In an article written for The Spectator We’re failing the Menuhin test, Damian Johnson highlights how the ‘worlds toughest violin competition is jam-packed with Asians – and there’s not a single Brit’. The article is based on an interview with the Menuhin Competition artistic director Gordon Back:
‘The truth is,’ says Gordon Back, lowering his voice, ‘that if the violin finalists from the BBC Young Musician of the Year were to enter the Menuhin Competition, they wouldn’t make it to the first round.’ Not through the first round, note, but to the first round: they wouldn’t be good enough to compete.
An odd thing to say because the natural response to that comment would be, “Well no, did anyone really expect the finalists in the Young Musician to make it to the first round of the Menuhin anyway?”
The two competitions are very different. One look at the rules around eligibility, the way in which the competition is run and the prize on offer makes that quite clear.
The Menuhin competition has two competition streams: Junior (for under 16s) and Senior (for under 22s); the repertoire requirements are fixed; and the prize fund is considerable – $10,000 for the Senior first prize and $7,500 for the Junior first prize, with prizes award for second to fifth place.

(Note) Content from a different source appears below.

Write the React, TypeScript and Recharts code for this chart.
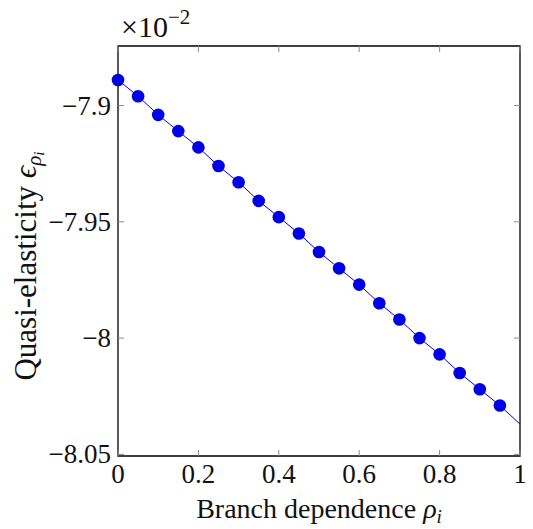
import { LineChart, Line, XAxis, YAxis, ReferenceArea } from "recharts";

// branch dependence rho_i (the last entry only carries the line to the edge, no marker)
const rho = [0, 0.05, 0.1, 0.15, 0.2, 0.25, 0.3, 0.35, 0.4, 0.45, 0.5, 0.55, 0.6, 0.65, 0.7, 0.75, 0.8, 0.85, 0.9, 0.95, 1];
// quasi-elasticity, in units of 10^-2
const elasticity = [
  -7.889, -7.896, -7.904, -7.911, -7.918, -7.926, -7.933, -7.941, -7.948, -7.955,
  -7.963, -7.970, -7.977, -7.985, -7.992, -8.000, -8.007, -8.015, -8.022, -8.029, -8.037,
];
const xTicks = [0, 0.2, 0.4, 0.6, 0.8, 1];
const yTicks = [-8.05, -8, -7.95, -7.9];
const yDomain = [-8.0507, -7.8744];

const data = rho.map((r, i) => ({ rho: r, eps: elasticity[i] }));

const W = 533;
const H = 529;
const TOP = 46;
const LEFT = 118;
const RIGHT = 520;
const BOTTOM = 456;
const TICK = 6;
const FONT = "'Liberation Serif', 'Times New Roman', serif";
const BLUE = "#0000e8";
const txt = { fontFamily: FONT, fill: "#111" };

const fmt = (v: number) => (v < 0 ? "\u2212" + String(-v) : String(v));

function XTick(props: any) {
  const { x, payload } = props;
  return (
    <g>
      <line x1={x} y1={BOTTOM} x2={x} y2={BOTTOM - TICK} stroke="#8a8a8a" />
      <line x1={x} y1={TOP} x2={x} y2={TOP + TICK} stroke="#8a8a8a" />
      <text x={x} y={BOTTOM + 27} textAnchor="middle" style={{ ...txt, fontSize: 27 }}>
        {fmt(payload.value)}
      </text>
    </g>
  );
}

function YTick(props: any) {
  const { y, payload } = props;
  return (
    <g>
      <line x1={LEFT} y1={y} x2={LEFT + TICK} y2={y} stroke="#8a8a8a" />
      <line x1={RIGHT} y1={y} x2={RIGHT - TICK} y2={y} stroke="#8a8a8a" />
      <text x={LEFT - 7} y={y + 9} textAnchor="end" style={{ ...txt, fontSize: 27 }}>
        {fmt(payload.value)}
      </text>
    </g>
  );
}

const Marker = (p: any) =>
  p.index < rho.length - 1 ? (
    <circle key={p.index} cx={p.cx} cy={p.cy} r={6.3} fill={BLUE} stroke="none" />
  ) : (
    <g key={p.index} />
  );

const XLabel = () => (
  <text x={(LEFT + RIGHT) / 2} y={518} textAnchor="middle" style={{ ...txt, fontSize: 28 }}>
    Branch dependence{" "}
    <tspan fontStyle="italic">ρ</tspan>
    <tspan fontStyle="italic" fontSize={19} dy={5}>i</tspan>
  </text>
);

const YLabel = () => {
  const cx = 36;
  const cy = 266;
  return (
    <g>
      <text
        x={cx}
        y={cy}
        transform={`rotate(-90 ${cx} ${cy})`}
        textAnchor="middle"
        style={{ ...txt, fontSize: 31 }}
      >
        Quasi-elasticity <tspan fontStyle="italic">ϵ</tspan>
        <tspan fontStyle="italic" fontSize={21} dy={5}>ρ</tspan>
        <tspan fontStyle="italic" fontSize={15} dy={3}>i</tspan>
      </text>
      <text x={LEFT + 3} y={37} style={{ ...txt, fontSize: 30 }}>
        ×10<tspan fontSize={21} dy={-13}>−2</tspan>
      </text>
    </g>
  );
};

export default function App() {
  return (
    <div style={{ position: "absolute", left: 0, top: 0, background: "#fff" }}>
      <LineChart width={W} height={H} data={data} margin={{ top: TOP, right: W - RIGHT, bottom: 0, left: 0 }}>
        <XAxis
          dataKey="rho"
          type="number"
          domain={[0, 1]}
          ticks={xTicks}
          tick={<XTick />}
          tickLine={false}
          axisLine={false}
          tickSize={0}
          height={H - BOTTOM}
          label={<XLabel />}
        />
        <YAxis
          type="number"
          domain={yDomain}
          ticks={yTicks}
          tick={<YTick />}
          tickLine={false}
          axisLine={false}
          tickSize={0}
          width={LEFT}
          allowDataOverflow
          label={<YLabel />}
        />
        <ReferenceArea
          x1={0}
          x2={1}
          y1={yDomain[0]}
          y2={yDomain[1]}
          fill="none"
          stroke="#000"
          strokeWidth={1.3}
          ifOverflow="visible"
        />
        <Line
          type="linear"
          dataKey="eps"
          stroke={BLUE}
          strokeWidth={1}
          dot={Marker}
          activeDot={false}
          isAnimationActive={false}
        />
      </LineChart>
    </div>
  );
}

The BBC Young Musician competition rules invite applicants from a variety of instruments; applicants need to have attained Grade 8 and be under 18; the competition is split into various rounds in which competitors play their own programme of music which can’t exceed more than 8, 12 and 16 minutes for the regional, category audition rounds and category finals respectively; the final sees the soloist performing a concerto between 15 and 30 minutes long, on a stage in front of a massive audience .. oh .. and in front of TV cameras at nearly every stage. The prize is £3,000 plus a trophy and ongoing relationship with YCAT to help develop the individual’s future career.